§ **Your instructions**: Go through the data below line by line and count those containing the word "this". Reply with the count only.

(Source code of charts)
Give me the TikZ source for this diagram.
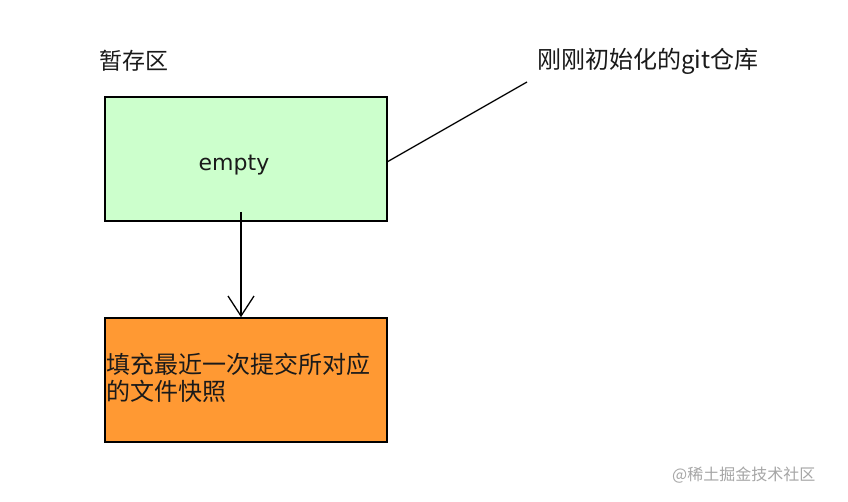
\documentclass[tikz,border=0pt]{standalone}
\usepackage{fontspec}
\setmainfont{Noto Sans CJK SC}
\newfontfamily\latinsans{DejaVu Sans}
\usetikzlibrary{arrows.meta}
\definecolor{boxgreen}{HTML}{CCFFCC}
\definecolor{boxorange}{HTML}{FF9933}
\definecolor{txt}{HTML}{1A1A1A}
\tikzset{
  box/.style={draw=black, line width=1.6pt, minimum width=282pt, minimum height=124pt, inner sep=0pt},
  lbl/.style={text=txt, font=\fontsize{23}{26}\selectfont, inner sep=0pt},
  conn/.style={draw=black, line width=1.3pt}
}
\begin{document}
\begin{tikzpicture}[x=1pt,y=-1pt]
\useasboundingbox (0,0) rectangle (848,502);
\fill[white] (0,0) rectangle (848,502);
\node[box, fill=boxgreen] (stage) at (246,159) {};
\node[box, fill=boxorange] (snap) at (246,380) {};
\node[lbl, font=\latinsans\fontsize{22}{26}\selectfont] (empty) at (234,165) {empty};
\node[lbl] (title) at (134,61) {暂存区};
\node[lbl, anchor=west, font=\fontsize{24}{26}\selectfont] (repo) at (537,61) {刚刚初始化的git仓库};
\node[lbl, anchor=north west, align=left, font=\fontsize{24}{26.5}\selectfont] (snaptext) at (106,353) {填充最近一次提交所对应\\的文件快照};
\node[text=gray!70, font=\fontsize{16}{18}\selectfont, anchor=west, inner sep=0pt] (wm) at (672,475) {@稀土掘金技术社区};
\coordinate (repoend) at (527,82);
\coordinate (stageout) at (387,162);
\coordinate (arrowstart) at (241,212);
\draw[conn] (stageout) -- (repoend);
\draw[conn, -{Straight Barb[length=20pt,width=26pt,line width=1.3pt]}] (arrowstart) -- (arrowstart |- snap.north);
\end{tikzpicture}
\end{document}
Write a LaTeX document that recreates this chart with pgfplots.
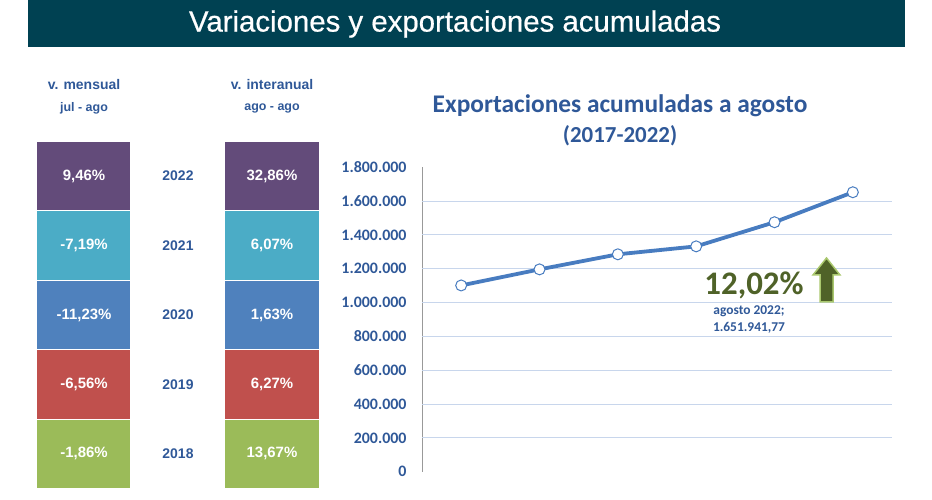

§ **Task answer**: 2